Na początek fakty. Linia kolejowa, biegnąca przez Sobótkę, łączy Wrocław ze Świdnicą. Jak przedstawiono w komunikatach prasowych[1], w czerwcu tego roku uruchomiono ją po 22 latach przerwy. Kawał czasu, choć niektórzy ciągle jeszcze walczą o inne nitki. Jak Dominik Górski i jego stowarzyszenie Kolej Karkonoska[2].

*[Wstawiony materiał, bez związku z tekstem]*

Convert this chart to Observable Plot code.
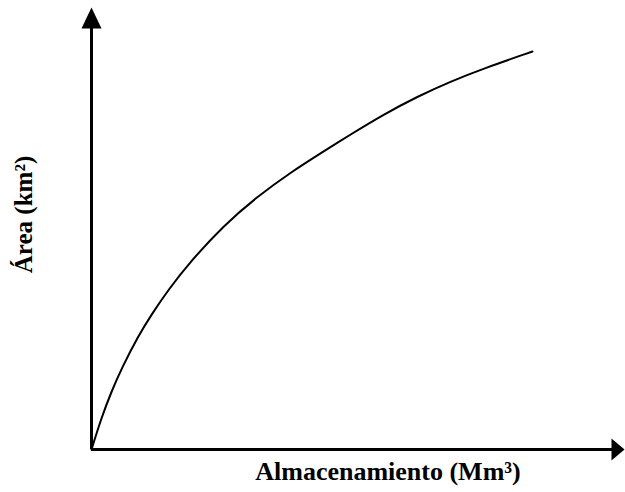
<!DOCTYPE html>
<html>
<head>
<meta charset="utf-8">
<script src="https://cdn.jsdelivr.net/npm/d3@7"></script>
<script src="https://cdn.jsdelivr.net/npm/@observablehq/plot@0.6"></script>
<style>
  body { margin: 0; background: #fff; }
  #chart svg { display: block; }
</style>
</head>
<body>
<div id="chart"></div>
<script>
// Curve (arbitrary units: storage vs. area)
const storage = [0, 10, 20, 30, 47, 60, 77, 99, 132, 166, 199, 232, 259, 292, 326, 359, 392, 441];
const area    = [0, 32, 58, 81, 114, 135, 160, 188, 224, 253, 277, 298, 315, 335, 353, 368, 381, 398];
const xMax = 533;
const yMax = 442;
const xLabel = "Almacenamiento (Mm³)";
const yLabel = "Área (km²)";

const curve = storage.map((s, i) => ({s, a: area[i]}));

const upHead = {draw(ctx) { ctx.moveTo(0, 0); ctx.lineTo(-10, 21); ctx.lineTo(10, 21); ctx.closePath(); }};
const rightHead = {draw(ctx) { ctx.moveTo(0, 0); ctx.lineTo(-13, -11); ctx.lineTo(-13, 11); ctx.closePath(); }};

const serif = "Liberation Serif, Tinos, DejaVu Serif, serif";

const chart = Plot.plot({
  width: 625,
  height: 492,
  marginLeft: 91,
  marginRight: 1,
  marginTop: 7,
  marginBottom: 43,
  x: {domain: [0, xMax], axis: null},
  y: {domain: [0, yMax], axis: null},
  style: {background: "#fff", fontFamily: serif},
  marks: [
    Plot.ruleX([0], {y1: 0, y2: yMax - 10, stroke: "#000", strokeWidth: 3}),
    Plot.ruleY([0], {x1: 0, x2: xMax - 10, stroke: "#000", strokeWidth: 3}),
    Plot.dot([{x: 0, y: yMax}], {x: "x", y: "y", symbol: upHead, fill: "#000", stroke: "none", r: 10}),
    Plot.dot([{x: xMax, y: 0}], {x: "x", y: "y", symbol: rightHead, fill: "#000", stroke: "none", r: 10}),
    Plot.line(curve, {x: "s", y: "a", curve: "basis", stroke: "#000", strokeWidth: 2}),
    Plot.text([xLabel], {frameAnchor: "bottom", textAnchor: "middle", lineAnchor: "middle", dx: 30, dy: 22,
      fontSize: 26, fontWeight: "bold", fontFamily: serif, fill: "#000"}),
    Plot.text([yLabel], {frameAnchor: "left", textAnchor: "middle", lineAnchor: "middle", rotate: -90, dx: -68, dy: -14,
      fontSize: 25, fontWeight: "bold", fontFamily: serif, fill: "#000"})
  ]
});
document.getElementById("chart").append(chart);
</script>
</body>
</html>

Tak czy inaczej, od inauguracji zwieńczonej salwą z armaty i pokazem orkiestry dętej, z Wrocławia można teraz dojechać do Sobótki nawet w 33 minuty. W drugą stronę podobnie. Oczywiście jest to przypadek najlepszy, z najszybszym pociągiem, według rozkładu. Ale oprócz niego istnieją też opcje nieco dłuższe, w przedziale 40-50 minut. Jest też opcja półtoragodzinna z przesiadką – dla koneserów kolei – ale ją, naturalnie, odrzucam. Nie o tej linii teraz mowa.

Stary budynek stacji kolejowej w Sobótce

Trzy kwadranse jazdy to niewiele. Dla porównania, do Szklarskiej Poręby jedzie się aż 5 razy dłużej. I to tylko w jedną stronę. Przejazd w dwie strony i mamy całodniowy wypad. Tymczasem skromne 40 minut, żeby dojechać pod Masyw Ślęży, to uczciwy stosunek czasu spędzonego w pociągu do czasu spędzonego na łonie natury.

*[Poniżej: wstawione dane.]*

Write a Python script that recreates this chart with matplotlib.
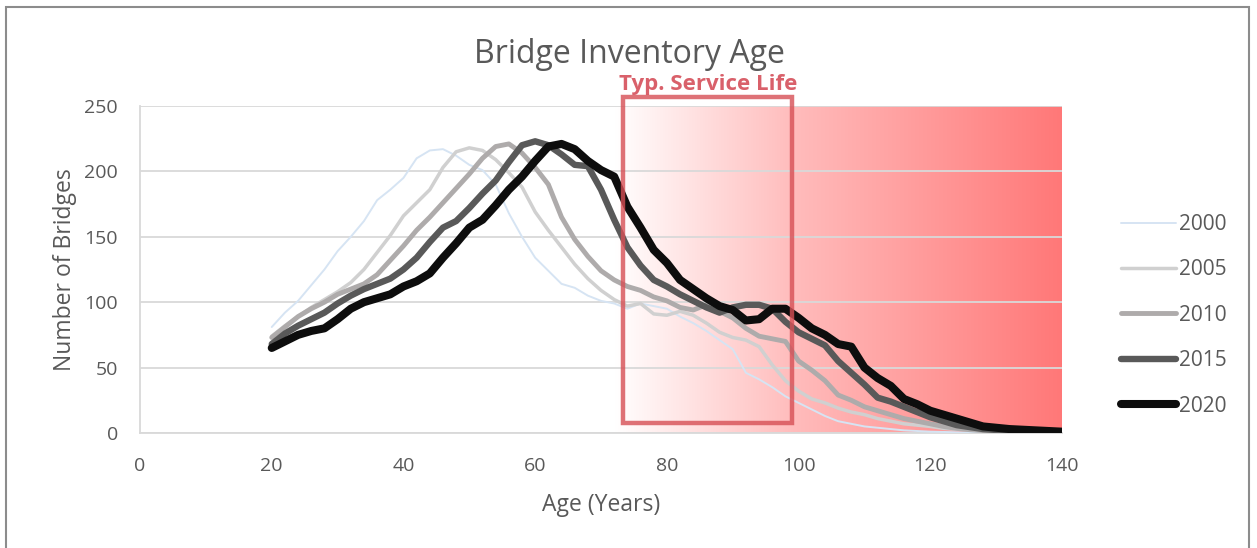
import numpy as np
import matplotlib.pyplot as plt
from matplotlib.patches import Rectangle
from matplotlib.colors import LinearSegmentedColormap

plt.rcParams['font.family'] = ['Open Sans', 'DejaVu Sans']

# Data (number of bridges per age, every 2 years)
age = list(range(20, 141, 2))

y2000 = [81, 92, 101, 113, 125, 139, 150, 162, 178, 186, 195, 210, 216, 217, 212, 205,
         201, 190, 168, 150, 134, 124, 114, 111, 105, 101, 99, 95, 99, 97, 95, 89,
         84, 78, 71, 64, 46, 41, 35, 28, 23, 18, 13, 9, 7, 5, 4, 3, 2, 1.5,
         1, 0.8, 0.5, 0.3, 0.2, 0.1, 0.1, 0, 0, 0, 0]
y2005 = [74, 82, 89, 96, 102, 108, 115, 125, 138, 151, 166, 176, 186, 203, 215, 218,
         216, 209, 199, 188, 169, 155, 142, 129, 118, 109, 102, 97, 99, 91, 90, 93,
         90, 84, 77, 73, 71, 66, 52, 40, 32, 26, 23, 19, 16, 14, 11, 9, 7, 6,
         5, 3.5, 2.8, 2.3, 1.9, 1.5, 1.2, 1, 0.8, 0.6, 0.5]
y2010 = [73, 81, 89, 95, 100, 106, 110, 114, 121, 132, 143, 155, 165, 176, 187, 198,
         210, 219, 221, 214, 203, 190, 165, 148, 135, 124, 117, 112, 109, 104, 101, 96,
         94, 98, 93, 88, 80, 74, 72, 70, 55, 48, 40, 29, 25, 20, 17, 14, 11, 9,
         7, 5, 3.5, 2.5, 1.8, 1.2, 0.8, 0.6, 0.4, 0.3, 0.2]
y2015 = [68, 76, 82, 87, 92, 99, 105, 110, 114, 118, 125, 134, 146, 157, 162, 172,
         183, 193, 207, 220, 223, 220, 213, 205, 204, 186, 163, 142, 128, 117, 112, 106,
         101, 96, 92, 96, 98, 98, 95, 85, 77, 72, 67, 55, 46, 37, 27, 24, 20, 16,
         12, 9, 6, 4.5, 3, 2.3, 1.5, 1, 0.7, 0.5, 0.3]
y2020 = [65, 70, 75, 78, 80, 87, 95, 100, 103, 106, 112, 116, 122, 134, 145, 157,
         163, 174, 186, 196, 208, 219, 221, 217, 208, 201, 196, 173, 157, 140, 130, 117,
         110, 103, 97, 94, 86, 87, 95, 95, 88, 80, 75, 68, 66, 50, 42, 36, 26, 22,
         17, 14, 11, 8, 5, 4, 3, 2.5, 2, 1.5, 1]

years = ['2000', '2005', '2010', '2015', '2020']
series = [y2000, y2005, y2010, y2015, y2020]
colors = ['#d6e4f3', '#d0d0d0', '#aeabab', '#595959', '#0d0d0d']
widths = [1.4, 2.5, 3.5, 4.6, 5.8]

fig = plt.figure(figsize=(12.57, 5.48), dpi=100)
ax = fig.add_axes([0.1114, 0.2099, 0.7335, 0.5967])

# red "past service life" gradient
cmap = LinearSegmentedColormap.from_list('wr', [(0, '#ffffff'), (0.4, '#ffbcbc'), (1, '#ff7878')])
grad = np.linspace(0, 1, 256).reshape(1, -1)
ax.imshow(grad, extent=[72, 140, 0, 250], aspect='auto', cmap=cmap, zorder=0, interpolation='bilinear')

for yr, vals, c, w in zip(years, series, colors, widths):
    ax.plot(age, vals, color=c, lw=w, label=yr, solid_capstyle='round', solid_joinstyle='round', zorder=3)

# typical service life box
box = Rectangle((73.4, 7.5), 25.6, 249.5, fill=False, edgecolor='#d64f55', lw=3.2, alpha=0.8,
                zorder=5, clip_on=False)
ax.add_patch(box)
ax.text(86.3, 258.5, 'Typ. Service Life', color='#d9606a', fontsize=16, fontweight='bold',
        ha='center', va='bottom')

ax.set_xlim(0, 140)
ax.set_ylim(0, 250)
ax.set_xticks(range(0, 141, 20))
ax.set_yticks(range(0, 251, 50))
ax.grid(axis='y', color='#d9d9d9', lw=1.3)
ax.tick_params(axis='x', length=0, labelsize=14, labelcolor='#595959', pad=17)
ax.tick_params(axis='y', length=0, labelsize=14, labelcolor='#595959', pad=16)
for s in ['top', 'right']:
    ax.spines[s].set_visible(False)
for s in ['left', 'bottom']:
    ax.spines[s].set_color('#d9d9d9')
    ax.spines[s].set_linewidth(1.3)

ax.set_xlabel('Age (Years)', fontsize=16.5, color='#595959', labelpad=13)
ax.set_ylabel('Number of Bridges', fontsize=16.5, color='#595959', labelpad=5)
fig.text(0.501, 0.9, 'Bridge Inventory Age', fontsize=23, color='#595959', ha='center', va='center')

leg = ax.legend(loc='center left', bbox_to_anchor=(1.044, 0.36), frameon=False, fontsize=15,
                labelcolor='#595959', handlelength=2.6, handletextpad=0.15, labelspacing=1.17)

# outer chart border
fig.add_artist(Rectangle((0.005, -0.05), 0.989, 1.037, transform=fig.transFigure, fill=False,
                         edgecolor='#8c8c8c', lw=1.5))

fig.savefig('out.png', dpi=100)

Wybór godzin jest całkiem niezły. Poniżej zamieszczam rozkłady jazdy na dziś – a nuż ktoś jeszcze zdąży się wybrać. 40-minutowy pociąg co mniej więcej 2 godziny daje sporą elastyczność w planowaniu. W drugą stronę, oczywiście, sprawa ma się podobnie.

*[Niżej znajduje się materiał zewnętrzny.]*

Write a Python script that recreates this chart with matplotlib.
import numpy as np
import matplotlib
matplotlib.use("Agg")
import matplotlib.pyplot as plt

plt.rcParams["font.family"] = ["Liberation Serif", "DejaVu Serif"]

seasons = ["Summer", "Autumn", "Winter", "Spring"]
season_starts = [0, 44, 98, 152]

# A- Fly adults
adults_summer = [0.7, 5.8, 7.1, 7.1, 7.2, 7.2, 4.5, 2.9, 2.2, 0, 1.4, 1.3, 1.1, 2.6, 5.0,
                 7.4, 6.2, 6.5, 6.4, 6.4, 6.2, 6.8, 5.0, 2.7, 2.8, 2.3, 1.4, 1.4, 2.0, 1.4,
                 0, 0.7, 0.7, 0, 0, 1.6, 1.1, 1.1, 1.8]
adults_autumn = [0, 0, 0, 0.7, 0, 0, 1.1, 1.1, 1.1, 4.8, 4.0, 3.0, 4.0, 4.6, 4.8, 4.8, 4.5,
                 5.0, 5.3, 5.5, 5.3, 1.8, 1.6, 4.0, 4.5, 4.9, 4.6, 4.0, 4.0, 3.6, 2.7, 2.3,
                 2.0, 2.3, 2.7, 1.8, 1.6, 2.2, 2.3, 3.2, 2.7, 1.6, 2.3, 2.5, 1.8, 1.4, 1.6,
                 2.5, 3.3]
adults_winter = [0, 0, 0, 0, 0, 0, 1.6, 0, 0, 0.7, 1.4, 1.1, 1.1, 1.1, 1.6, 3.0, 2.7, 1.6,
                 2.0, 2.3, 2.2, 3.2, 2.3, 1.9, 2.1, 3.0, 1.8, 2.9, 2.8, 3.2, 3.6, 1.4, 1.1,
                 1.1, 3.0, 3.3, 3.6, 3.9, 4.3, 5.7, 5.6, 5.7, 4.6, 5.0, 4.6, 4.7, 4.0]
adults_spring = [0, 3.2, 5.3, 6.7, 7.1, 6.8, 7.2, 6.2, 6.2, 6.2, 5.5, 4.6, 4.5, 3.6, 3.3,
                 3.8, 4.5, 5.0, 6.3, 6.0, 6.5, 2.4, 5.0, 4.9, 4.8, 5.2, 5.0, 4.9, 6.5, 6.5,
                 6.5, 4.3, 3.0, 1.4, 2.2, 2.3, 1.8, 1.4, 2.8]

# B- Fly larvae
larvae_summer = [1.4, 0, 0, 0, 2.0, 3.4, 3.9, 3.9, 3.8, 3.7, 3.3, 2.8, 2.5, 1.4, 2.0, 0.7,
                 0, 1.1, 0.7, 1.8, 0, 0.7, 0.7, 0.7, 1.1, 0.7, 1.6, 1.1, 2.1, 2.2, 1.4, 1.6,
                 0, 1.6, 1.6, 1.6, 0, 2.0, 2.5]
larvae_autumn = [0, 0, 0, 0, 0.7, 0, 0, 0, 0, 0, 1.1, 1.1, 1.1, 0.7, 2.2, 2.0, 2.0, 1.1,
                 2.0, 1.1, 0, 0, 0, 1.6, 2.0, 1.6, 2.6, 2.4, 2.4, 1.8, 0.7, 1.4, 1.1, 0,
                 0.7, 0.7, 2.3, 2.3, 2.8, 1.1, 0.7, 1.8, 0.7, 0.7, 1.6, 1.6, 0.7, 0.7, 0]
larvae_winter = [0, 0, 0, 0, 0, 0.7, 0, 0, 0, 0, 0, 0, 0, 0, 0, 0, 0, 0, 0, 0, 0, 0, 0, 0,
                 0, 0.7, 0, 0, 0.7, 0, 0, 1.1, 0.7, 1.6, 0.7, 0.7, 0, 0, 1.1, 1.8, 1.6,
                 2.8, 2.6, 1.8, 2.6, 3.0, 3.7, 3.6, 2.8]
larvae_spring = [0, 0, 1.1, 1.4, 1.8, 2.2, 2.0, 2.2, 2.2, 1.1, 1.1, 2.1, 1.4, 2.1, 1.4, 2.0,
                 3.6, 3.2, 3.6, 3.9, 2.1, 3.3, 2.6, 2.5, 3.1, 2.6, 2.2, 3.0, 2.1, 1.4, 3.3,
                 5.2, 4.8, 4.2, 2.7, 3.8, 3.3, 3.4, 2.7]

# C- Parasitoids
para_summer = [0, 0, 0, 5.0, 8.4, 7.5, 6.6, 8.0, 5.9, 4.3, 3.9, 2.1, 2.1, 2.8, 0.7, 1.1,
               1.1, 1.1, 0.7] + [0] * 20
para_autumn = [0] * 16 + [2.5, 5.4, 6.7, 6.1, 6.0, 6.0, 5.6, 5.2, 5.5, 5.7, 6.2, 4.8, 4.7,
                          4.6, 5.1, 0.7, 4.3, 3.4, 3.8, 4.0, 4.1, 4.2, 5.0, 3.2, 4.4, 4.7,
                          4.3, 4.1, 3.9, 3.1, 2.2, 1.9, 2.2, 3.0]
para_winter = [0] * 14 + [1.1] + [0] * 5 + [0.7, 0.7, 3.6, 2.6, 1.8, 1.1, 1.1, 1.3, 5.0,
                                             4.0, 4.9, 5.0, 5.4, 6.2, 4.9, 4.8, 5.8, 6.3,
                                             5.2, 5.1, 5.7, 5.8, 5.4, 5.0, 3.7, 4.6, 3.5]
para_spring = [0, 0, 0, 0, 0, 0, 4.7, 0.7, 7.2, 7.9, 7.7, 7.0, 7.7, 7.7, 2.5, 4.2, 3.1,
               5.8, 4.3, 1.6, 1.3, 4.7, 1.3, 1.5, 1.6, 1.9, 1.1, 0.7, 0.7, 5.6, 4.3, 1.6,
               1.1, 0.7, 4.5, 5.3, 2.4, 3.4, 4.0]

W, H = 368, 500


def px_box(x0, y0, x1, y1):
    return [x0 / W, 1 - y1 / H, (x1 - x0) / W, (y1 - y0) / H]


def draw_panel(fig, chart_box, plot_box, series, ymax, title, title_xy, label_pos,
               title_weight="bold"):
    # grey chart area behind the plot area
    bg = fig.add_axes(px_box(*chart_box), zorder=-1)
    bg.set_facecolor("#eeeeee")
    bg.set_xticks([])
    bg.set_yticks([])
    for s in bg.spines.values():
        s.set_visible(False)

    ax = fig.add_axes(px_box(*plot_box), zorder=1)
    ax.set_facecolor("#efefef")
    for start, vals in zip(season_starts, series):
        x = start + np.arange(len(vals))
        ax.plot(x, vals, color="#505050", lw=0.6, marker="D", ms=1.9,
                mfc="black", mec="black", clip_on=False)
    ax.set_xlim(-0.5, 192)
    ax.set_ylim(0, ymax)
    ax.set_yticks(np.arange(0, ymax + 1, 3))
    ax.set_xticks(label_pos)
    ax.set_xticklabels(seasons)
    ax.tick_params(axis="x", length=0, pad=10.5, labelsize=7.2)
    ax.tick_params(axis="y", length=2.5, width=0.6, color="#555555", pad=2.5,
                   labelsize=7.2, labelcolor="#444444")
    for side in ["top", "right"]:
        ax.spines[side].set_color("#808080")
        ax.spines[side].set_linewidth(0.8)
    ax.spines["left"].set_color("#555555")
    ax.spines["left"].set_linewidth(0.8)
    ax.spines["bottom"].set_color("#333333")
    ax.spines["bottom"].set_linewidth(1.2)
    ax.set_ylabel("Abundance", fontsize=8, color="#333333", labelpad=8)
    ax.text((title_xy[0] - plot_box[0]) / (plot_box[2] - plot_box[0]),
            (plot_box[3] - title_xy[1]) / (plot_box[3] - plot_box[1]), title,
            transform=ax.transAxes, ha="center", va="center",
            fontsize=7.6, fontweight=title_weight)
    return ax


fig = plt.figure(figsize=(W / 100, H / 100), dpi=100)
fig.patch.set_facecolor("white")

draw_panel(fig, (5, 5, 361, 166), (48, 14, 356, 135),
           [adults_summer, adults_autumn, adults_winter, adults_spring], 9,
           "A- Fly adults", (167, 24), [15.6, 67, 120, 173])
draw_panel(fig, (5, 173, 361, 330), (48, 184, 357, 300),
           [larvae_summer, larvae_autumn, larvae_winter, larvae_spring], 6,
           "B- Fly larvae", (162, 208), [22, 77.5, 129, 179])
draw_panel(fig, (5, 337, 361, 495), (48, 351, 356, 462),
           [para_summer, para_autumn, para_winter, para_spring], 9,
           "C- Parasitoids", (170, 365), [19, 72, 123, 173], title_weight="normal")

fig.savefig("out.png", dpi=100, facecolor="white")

Pociągi Wrocław Główny – Sobótka, rozkład na 13.11.2022 [3]
Pociągi Sobótka – Wrocław Główny, rozkład na 13.11.2022 [4]

Reasumując, wyprawa na Ślężę dla mieszkańców Wrocławia stała się bardzo wygodną i niezobowiązującą opcją. Licząc 2 godziny w transporcie (pociąg i ewentualne tramwaje), nadal można w jakieś 6 godzin wyjść z domu, zdobyć ten szczyt Korony Gór Polski i wrócić do domu.

Jaka trasa na Ślężę?

Wybieramy pociąg o 9:40. Do Sobótki dojeżdżamy o 10:30 i mamy przed sobą jeszcze praktycznie cały dzień. Co do wejścia na Ślężę, opcji jest całkiem sporo jak na taki relatywnie niewielki masyw. Bardzo wygodny jest sam początek – z samej stacji PKP można ruszyć na żółty lub czerwony szlak.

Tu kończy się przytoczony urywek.